Personal injury claims allow a person to get their losses compensated if they have suffered due to someone else’s mistakes. Apparently, the stages of a personal injury claim seem very simple and straightforward; you’d make a claim, make all the efforts to agree a settlement, head to the court if need be, and ultimately get your compensation. However, the reality is a bit different as there are very stringent procedures for people looking to submit a personal injury claim along with a timetable to pursue it. Let’s shed light on all the different stages an individual has to go through in personal injury cases, what they mean and what impact they have on the settlement.
Hiring A Representative
The best idea of pursuing a personal injury claim is to get in touch with a professional personal injury lawyer. A great majority of people who pursue personal injury claims choose to get legal representation in order to make sure their case is represented in the right way. There are a plethora of reputable law firms and solicitors who specialise in this domain.
Moreover, in such situation, you might even receive cold calls from a law company who might have heard about your case and would proceed to discuss the issue in detail. It must be noted that you’re not bound to hire this representative just because they have approached you. It is entirely your choice who takes up your case. Moreover, you should also be considerate about taking random offers without investigation.

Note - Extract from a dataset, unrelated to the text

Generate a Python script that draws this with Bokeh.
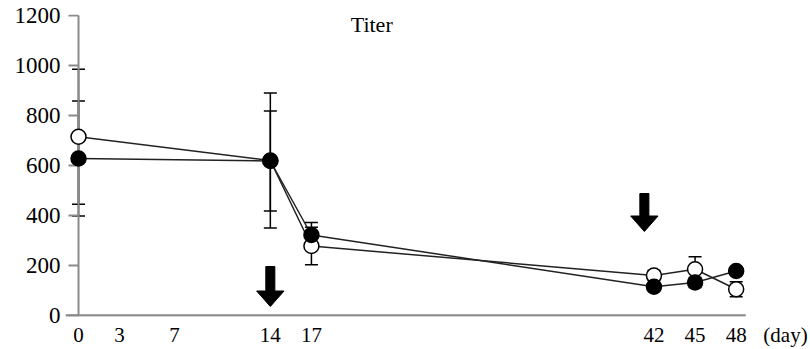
from bokeh.plotting import figure
from bokeh.models import FixedTicker, Whisker, TeeHead, ColumnDataSource, Label, Range1d
from bokeh.embed import file_html
from bokeh.resources import INLINE

# ---- data ----
days = [0, 14, 17, 42, 45, 48]
open_vals = [715, 620, 278, 160, 185, 105]
open_err = [270, 270, 75, 20, 50, 30]
filled_vals = [628, 618, 322, 115, 132, 178]
filled_err = [230, 200, 50, 15, 20, 15]
x_ticks = [0, 3, 7, 14, 17, 42, 45, 48]
y_ticks = [0, 200, 400, 600, 800, 1000, 1200]
arrow_days = [14, 41.3]
arrow_top = [196, 488]
arrow_tip = [36, 336]
title_text = "Titer"
unit_text = "(day)"
unit_pos = 51.6

FONT = "Liberation Serif"
AX = "#8a8a8a"

X0, X1 = -0.95, 53.06
XAXIS_END = 48.7

p = figure(width=810, height=349, output_backend="svg", toolbar_location=None,
           x_range=Range1d(X0, X1), y_range=Range1d(-4, 1204),
           min_border_left=65, min_border_right=5, min_border_top=14, min_border_bottom=32)
p.outline_line_color = None
p.grid.visible = False
p.background_fill_color = "white"
p.border_fill_color = "white"

# y axis: labels only from Bokeh, line and ticks drawn at x = 0
p.yaxis.ticker = FixedTicker(ticks=y_ticks)
p.yaxis.axis_line_color = None
p.yaxis.major_tick_line_color = None
p.yaxis.major_tick_out = 0
p.yaxis.major_tick_in = 0
p.yaxis.minor_tick_line_color = None
p.yaxis.major_label_standoff = 5
p.yaxis.major_label_text_font = FONT
p.yaxis.major_label_text_font_size = "23px"
p.yaxis.major_label_text_color = "black"

# x axis: labels only, line drawn separately
p.xaxis.ticker = FixedTicker(ticks=x_ticks + [unit_pos])
p.xaxis.major_label_overrides = {unit_pos: unit_text}
p.xaxis.axis_line_color = None
p.xaxis.major_tick_line_color = None
p.xaxis.major_tick_out = 0
p.xaxis.major_tick_in = 0
p.xaxis.minor_tick_line_color = None
p.xaxis.major_label_standoff = 6
p.xaxis.major_label_text_font = FONT
p.xaxis.major_label_text_font_size = "21px"
p.xaxis.major_label_text_color = "black"

# axis lines and y ticks
tick_len = 10 / 13.7
p.segment(x0=[X0], y0=[0], x1=[XAXIS_END], y1=[0], line_color=AX, line_width=2.5)
p.segment(x0=[0], y0=[0], x1=[0], y1=[y_ticks[-1]], line_color=AX, line_width=2)
p.segment(x0=[-tick_len] * len(y_ticks), y0=y_ticks, x1=[0] * len(y_ticks), y1=y_ticks,
          line_color=AX, line_width=2)

# error bars
src_o = ColumnDataSource(dict(x=days, y=open_vals,
                              lo=[v - e for v, e in zip(open_vals, open_err)],
                              hi=[v + e for v, e in zip(open_vals, open_err)]))
src_f = ColumnDataSource(dict(x=days, y=filled_vals,
                              lo=[v - e for v, e in zip(filled_vals, filled_err)],
                              hi=[v + e for v, e in zip(filled_vals, filled_err)]))
for src in (src_o, src_f):
    w = Whisker(source=src, base="x", lower="lo", upper="hi", line_color="black", line_width=1.5,
                upper_head=TeeHead(size=13, line_color="black", line_width=1.5),
                lower_head=TeeHead(size=13, line_color="black", line_width=1.5))
    p.add_layout(w)

# lines
p.line("x", "y", source=src_o, line_color="#222222", line_width=1.5)
p.line("x", "y", source=src_f, line_color="#222222", line_width=1.5)

# markers
p.scatter("x", "y", source=src_o, size=15, marker="circle", fill_color="white",
          line_color="black", line_width=1.5)
p.scatter("x", "y", source=src_f, size=15, marker="circle", fill_color="black",
          line_color="black", line_width=1.5)

# arrows (shaft + head polygons)
shaft_hw = 0.33
head_hw = 1.0
head_len = 62
xs, ys = [], []
for d, t, b in zip(arrow_days, arrow_top, arrow_tip):
    hs = b + head_len
    xs.append([d - shaft_hw, d + shaft_hw, d + shaft_hw, d + head_hw, d, d - head_hw, d - shaft_hw])
    ys.append([t, t, hs, hs, b, hs, hs])
p.patches(xs, ys, fill_color="black", line_color="black", line_width=1)

# title text
p.add_layout(Label(x=21.4, y=1165, text=title_text, text_font=FONT, text_font_size="22px",
                   text_align="center", text_baseline="middle", text_color="black"))

open("out.html", "w").write(file_html(p, INLINE))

After you have hired a solicitor to represent you, the next part is to follow a set procedure, also known as “pre-action protocols”. A letter of claim is made once the third party has been identified. This letter outlines what happened to the person claiming their injuries, which includes both; mental and physical injuries.
The third party is given a maximum of 21 days to respond to this letter of claim. This response or acknowledgment can come directly from the individual or they can have their solicitors or the insurance company respond on their behalf. Most of the claims are given to the defendant’s insurers and they deal with the claim. After the first response, during this 21-day duration, the defendant is given a three-month period in which they can investigate the claim in more detail. Once this period comes to end, they will have to acknowledge if they accept or refuse the legal responsibility.
Collecting Comprehensive Evidence Of The Accident
In case the defendant refuses liability for the incident, then the time of evidence collection will start for the claimant. If this happens, the claimant will have to collect as much evidence as they possibly can to strengthen their case. This includes pictures, witness statements from people who were present at the scene, and other things. Since this evidence-gathering stage can go up to 3 months, it is very important to write down all the details when the incident occurred, so that no important detail is missed out or forgotten at a later date.
Putting Together Medical Evidence
If the defendant has accepted liability, there won’t be a need to gather detailed evidence, and the person can directly come to the stage of medical evidence. Although every case is different, medical evidence collection can include things like access to the GP, hospital records, or meeting the specialist in a particular field. Any report that is made to support the claim will be made available to the defendant regardless of them accepting or refusing liability.
Alongside the details of the accident, the claimant will also be expected to keep a note of how this accident has impacted their daily life.
Settling a Potential Settlement
At this pre-court stage, a potential settlement can be met between the two parties whether liability had previously been denied or accepted. Since all parties want to get done with the process and reduce the legal fees and court time, this settlement is likely to happen. While most of the personal injury claims are settled out of the court, but there’s still a significant amount of claims where agreement isn’t reached in the negotiating stage.